For the Democrats, the dawning realization they are not going to suffer the kind of party-destroying defeat inflicted on British Conservatives last year had the effect of reinvigorating their lawmakers and activists, sparking hopes that the president's troubles can be navigated to a conclusion short of impeachment. "For this relief, much thanks," would appear to be the Democratic sentiment. It is enough for them.
And with an increasing level of assurance, the Democrats have learned to grunt harder and a little more threateningly, though House Minority Leader Dick Gephardt of Missouri overdid it on Oct. 13 when he said he was "confident" the Democrats would peel back the GOP gains of 1994 and retake the House.

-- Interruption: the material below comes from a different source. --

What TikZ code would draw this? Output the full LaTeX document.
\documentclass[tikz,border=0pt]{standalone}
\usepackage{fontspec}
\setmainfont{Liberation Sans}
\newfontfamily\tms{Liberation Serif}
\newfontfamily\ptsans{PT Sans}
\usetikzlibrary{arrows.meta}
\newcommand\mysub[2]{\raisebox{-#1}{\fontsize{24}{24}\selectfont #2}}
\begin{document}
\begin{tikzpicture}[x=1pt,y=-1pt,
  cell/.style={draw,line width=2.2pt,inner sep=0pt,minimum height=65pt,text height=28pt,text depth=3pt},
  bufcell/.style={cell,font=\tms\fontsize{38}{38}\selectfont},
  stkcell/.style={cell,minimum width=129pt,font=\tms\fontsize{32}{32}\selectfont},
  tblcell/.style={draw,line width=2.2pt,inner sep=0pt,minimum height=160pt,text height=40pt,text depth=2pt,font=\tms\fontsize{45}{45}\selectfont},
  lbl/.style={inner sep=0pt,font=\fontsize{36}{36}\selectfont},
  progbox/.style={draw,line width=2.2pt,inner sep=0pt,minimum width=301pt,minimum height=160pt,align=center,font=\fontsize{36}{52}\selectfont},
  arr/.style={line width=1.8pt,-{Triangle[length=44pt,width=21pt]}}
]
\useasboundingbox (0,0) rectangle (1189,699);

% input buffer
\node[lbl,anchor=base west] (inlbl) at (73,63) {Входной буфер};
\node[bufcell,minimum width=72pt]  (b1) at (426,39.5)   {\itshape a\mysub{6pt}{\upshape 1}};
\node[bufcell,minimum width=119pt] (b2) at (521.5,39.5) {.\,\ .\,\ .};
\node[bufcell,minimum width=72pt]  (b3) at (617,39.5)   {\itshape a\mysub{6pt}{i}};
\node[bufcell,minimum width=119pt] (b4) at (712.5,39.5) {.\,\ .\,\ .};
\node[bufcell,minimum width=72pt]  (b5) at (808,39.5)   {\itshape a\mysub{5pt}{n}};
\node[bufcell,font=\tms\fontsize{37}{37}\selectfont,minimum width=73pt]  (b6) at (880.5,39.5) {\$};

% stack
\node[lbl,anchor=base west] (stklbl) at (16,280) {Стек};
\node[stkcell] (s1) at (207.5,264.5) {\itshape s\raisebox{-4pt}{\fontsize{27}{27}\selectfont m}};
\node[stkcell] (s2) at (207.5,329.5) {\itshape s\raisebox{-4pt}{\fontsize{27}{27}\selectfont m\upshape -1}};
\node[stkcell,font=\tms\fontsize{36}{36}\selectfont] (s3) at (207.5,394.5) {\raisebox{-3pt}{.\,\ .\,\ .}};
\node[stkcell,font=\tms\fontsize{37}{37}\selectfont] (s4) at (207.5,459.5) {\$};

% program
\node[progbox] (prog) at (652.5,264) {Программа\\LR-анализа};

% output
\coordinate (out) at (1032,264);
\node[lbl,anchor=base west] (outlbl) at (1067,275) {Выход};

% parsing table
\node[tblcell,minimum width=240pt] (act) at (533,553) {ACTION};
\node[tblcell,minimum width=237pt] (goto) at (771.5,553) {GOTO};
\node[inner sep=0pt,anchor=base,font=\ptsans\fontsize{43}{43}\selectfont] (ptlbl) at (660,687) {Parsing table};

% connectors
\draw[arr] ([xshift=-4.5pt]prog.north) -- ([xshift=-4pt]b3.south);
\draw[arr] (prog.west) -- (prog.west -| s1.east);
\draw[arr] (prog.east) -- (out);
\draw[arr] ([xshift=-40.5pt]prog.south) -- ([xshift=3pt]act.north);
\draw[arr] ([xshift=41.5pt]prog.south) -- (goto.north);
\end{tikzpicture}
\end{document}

Grunter-in-chief Clinton is more subtle and has been engaging in an outflanking maneuver of the GOP. In hindsight it well may be seen as the crucial play in this campaign season, one that saved the president's party from electoral Nemesis.

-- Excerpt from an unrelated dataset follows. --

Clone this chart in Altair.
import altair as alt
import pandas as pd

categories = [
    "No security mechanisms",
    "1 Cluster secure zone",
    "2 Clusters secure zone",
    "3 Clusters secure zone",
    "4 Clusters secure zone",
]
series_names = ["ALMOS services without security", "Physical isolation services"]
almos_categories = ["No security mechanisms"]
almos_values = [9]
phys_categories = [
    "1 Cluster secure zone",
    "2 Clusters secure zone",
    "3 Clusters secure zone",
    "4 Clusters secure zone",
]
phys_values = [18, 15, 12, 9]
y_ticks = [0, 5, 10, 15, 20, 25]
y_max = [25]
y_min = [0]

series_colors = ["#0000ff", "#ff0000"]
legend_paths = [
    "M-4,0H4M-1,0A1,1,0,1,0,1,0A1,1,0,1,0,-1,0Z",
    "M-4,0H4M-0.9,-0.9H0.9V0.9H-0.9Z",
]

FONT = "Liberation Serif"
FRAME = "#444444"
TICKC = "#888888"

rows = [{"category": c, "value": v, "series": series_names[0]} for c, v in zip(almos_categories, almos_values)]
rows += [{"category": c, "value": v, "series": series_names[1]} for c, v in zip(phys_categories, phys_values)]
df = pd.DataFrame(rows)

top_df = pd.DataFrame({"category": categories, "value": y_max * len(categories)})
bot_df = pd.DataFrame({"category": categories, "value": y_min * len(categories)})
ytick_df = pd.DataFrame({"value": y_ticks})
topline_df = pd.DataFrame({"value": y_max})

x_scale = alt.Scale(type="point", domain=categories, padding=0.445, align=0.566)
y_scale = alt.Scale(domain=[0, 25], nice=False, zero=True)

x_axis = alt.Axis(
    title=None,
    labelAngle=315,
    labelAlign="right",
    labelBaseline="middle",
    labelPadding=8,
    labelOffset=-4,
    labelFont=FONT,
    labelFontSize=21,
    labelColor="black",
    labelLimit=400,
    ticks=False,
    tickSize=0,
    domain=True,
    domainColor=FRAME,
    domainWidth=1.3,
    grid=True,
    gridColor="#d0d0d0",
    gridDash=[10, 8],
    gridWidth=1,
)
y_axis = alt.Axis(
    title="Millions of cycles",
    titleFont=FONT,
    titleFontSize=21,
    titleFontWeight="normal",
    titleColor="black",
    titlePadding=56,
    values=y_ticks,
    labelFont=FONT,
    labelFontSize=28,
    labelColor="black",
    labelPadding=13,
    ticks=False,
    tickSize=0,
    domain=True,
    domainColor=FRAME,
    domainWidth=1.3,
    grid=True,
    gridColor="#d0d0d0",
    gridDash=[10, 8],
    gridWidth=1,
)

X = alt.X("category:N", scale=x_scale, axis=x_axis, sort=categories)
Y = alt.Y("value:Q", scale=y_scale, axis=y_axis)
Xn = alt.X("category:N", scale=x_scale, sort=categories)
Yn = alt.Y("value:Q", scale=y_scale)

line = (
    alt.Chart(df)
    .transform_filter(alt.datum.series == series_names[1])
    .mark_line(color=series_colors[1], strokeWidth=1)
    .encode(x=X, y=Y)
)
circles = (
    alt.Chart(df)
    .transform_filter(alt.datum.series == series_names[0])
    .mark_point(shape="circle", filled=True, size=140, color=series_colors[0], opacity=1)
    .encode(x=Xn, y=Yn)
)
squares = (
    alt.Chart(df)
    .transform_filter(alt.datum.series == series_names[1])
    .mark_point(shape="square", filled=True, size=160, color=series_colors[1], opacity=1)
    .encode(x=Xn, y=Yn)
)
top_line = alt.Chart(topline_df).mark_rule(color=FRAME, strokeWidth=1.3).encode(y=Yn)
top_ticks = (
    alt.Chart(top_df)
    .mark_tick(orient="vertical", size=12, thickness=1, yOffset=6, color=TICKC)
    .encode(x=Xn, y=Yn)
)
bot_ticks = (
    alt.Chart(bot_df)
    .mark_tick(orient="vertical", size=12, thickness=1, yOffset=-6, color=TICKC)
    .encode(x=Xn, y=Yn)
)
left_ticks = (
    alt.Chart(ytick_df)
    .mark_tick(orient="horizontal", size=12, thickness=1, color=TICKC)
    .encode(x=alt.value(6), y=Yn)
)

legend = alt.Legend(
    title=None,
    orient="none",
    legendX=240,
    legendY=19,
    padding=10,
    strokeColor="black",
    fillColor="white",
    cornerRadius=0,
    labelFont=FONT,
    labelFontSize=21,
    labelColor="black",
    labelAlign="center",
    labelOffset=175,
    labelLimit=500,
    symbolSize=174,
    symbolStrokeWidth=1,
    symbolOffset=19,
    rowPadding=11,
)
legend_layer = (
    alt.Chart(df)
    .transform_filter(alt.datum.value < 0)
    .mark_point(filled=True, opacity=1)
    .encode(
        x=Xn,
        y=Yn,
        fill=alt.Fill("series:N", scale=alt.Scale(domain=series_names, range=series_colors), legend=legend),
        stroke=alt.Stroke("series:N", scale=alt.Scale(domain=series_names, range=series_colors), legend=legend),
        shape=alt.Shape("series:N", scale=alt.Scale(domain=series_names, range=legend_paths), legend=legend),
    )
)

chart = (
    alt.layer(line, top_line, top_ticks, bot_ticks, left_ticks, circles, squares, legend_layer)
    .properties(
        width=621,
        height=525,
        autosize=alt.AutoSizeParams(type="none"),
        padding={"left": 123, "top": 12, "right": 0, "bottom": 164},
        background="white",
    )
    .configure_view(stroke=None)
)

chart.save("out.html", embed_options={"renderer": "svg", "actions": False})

The presidential threat of a budget standoff in a bid to entice Republicans into a repeat of the disastrous-for-them 1995 government shutdown has been accomplishing all the objectives the White House must have prayed for, including reenergizing forlorn Democratic loyalists out in the country, provoking GOP fear and providing the president's party with a clutch of issues -- education, health care and Social Security -- that play to Democratic strengths and could encourage soccer moms to turn out.
What a difference a week can make. The parties have switched positions. Democrat lawmakers initially wanted appropriations signed and sealed quickly, allowing them out of Washington and on to the campaign trail. And Republicans were the ones happy to drag out the budgetary process and keep the nation's focus firmly centered on a scandal-dominated capital. Suddenly it was the other way around.
White House spin partly was responsible for the reversal. By presenting appropriation disagreements as partisan struggles about education, managed health care and Social Security, Clinton stole a march on his opponents. And Democrats, such as Maryland Gov. Parris Glendening, who a few weeks ago didn't want the president within a hundred miles of him, began trotting happily by the side of the Comeback Kid. Aided by a $28 million issue-ad campaign from the AFL-CIO, the Democratic hue and cry has increased the impact of White House spin. Vice President Al Gore is said by Democrats to have been particularly effective in stumping the country.